Born into a family of artists, Moan said she also gets inspiration from her family. In addition, she said, everyday life and society also help keep her creative edge going.
Moan said she is an artist first, but considers herself an inventor or creator who, by using everything around her, creates a new medium.
She works as a team with her husband Jason Moan who, she said, shares her interest as an artist and engineer.
“He grounds me,” she said. “When I’m in my cloud, he brings me back to reality.”
Moan said her parents also inspire her. Her mother Deborah Eilers Riddles is an impressionist artist who took art classes at OCCC. Moan’s father Albert Riddle is a cubist artist.
Moan said, for the less creative side of the business, an OCCC marketing professor showed her how to market herself and catch people’s attention with her art.
“He empowered me.”
Moan said she is working on a new series of work that will include a bridal and a super-hero line.
“Sky’s the limit,” she said.
Moan said she learned a lot from OCCC professors, and received a lot of support from the staff in her automotive and art studies. Moan said her engineering and automotive sides work hand in hand when creating art.
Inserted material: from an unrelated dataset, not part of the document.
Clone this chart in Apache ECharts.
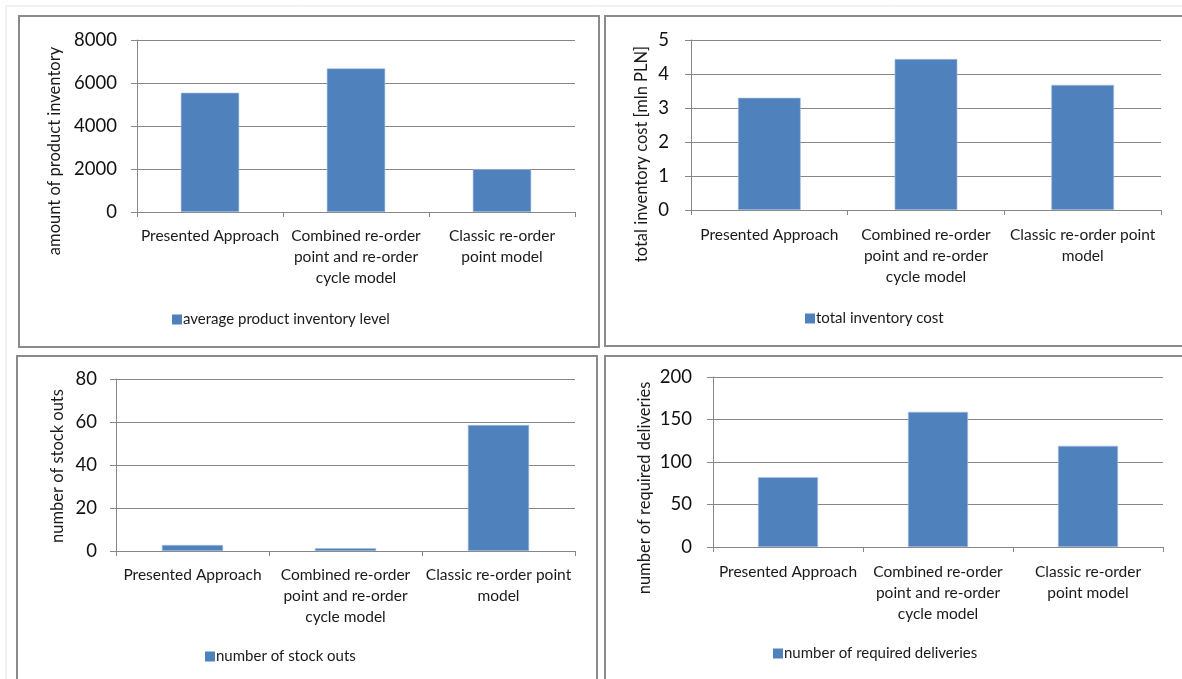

“I skip around and work on more than one thing, so I don’t get bored,” she said.
Moan has a wide array of art such as: corsets, high relief tile, murals, wall hangings, jewelry, switch plates, waist centers and fashion.
Her latest ceramic corsets can be seen in OCCC adjunct English professor Tyrone Stanley’s new musical “Soul on Fire.”
Stanley said working with Moan is easy.
“She comes up with creativity and is free spirited,” he said.
Stanley said the costumes Moan designed for him are so well created it helps put him into character for his musical.
“(It’s) so much fun working with Ty,” Moan said.
“I love having a challenge, working with new people and making it happen.”
Katie Wygle, 26, OCCC nursing major, models Moan’s ceramic corsets. She said she thinks the corsets are “fun and creative, crazy and outrageous.”
Moan, who lives in both Oklahoma and Los Angeles, considers her different works of art “high fashion.”
Moan’s creations also can be seen at the Carnality Ball, an annual erotic art show Moan participates in that will take place at 8 p.m. Friday, May 13, at The Farmers Public Market, 311 South Klein Ave. in downtown Oklahoma City. Admission is $15 in advance and $20 at the door.
The Carnality Ball will showcase art, musicians, ribbon dancers performing from the ceiling, fashion performances, and an array of food.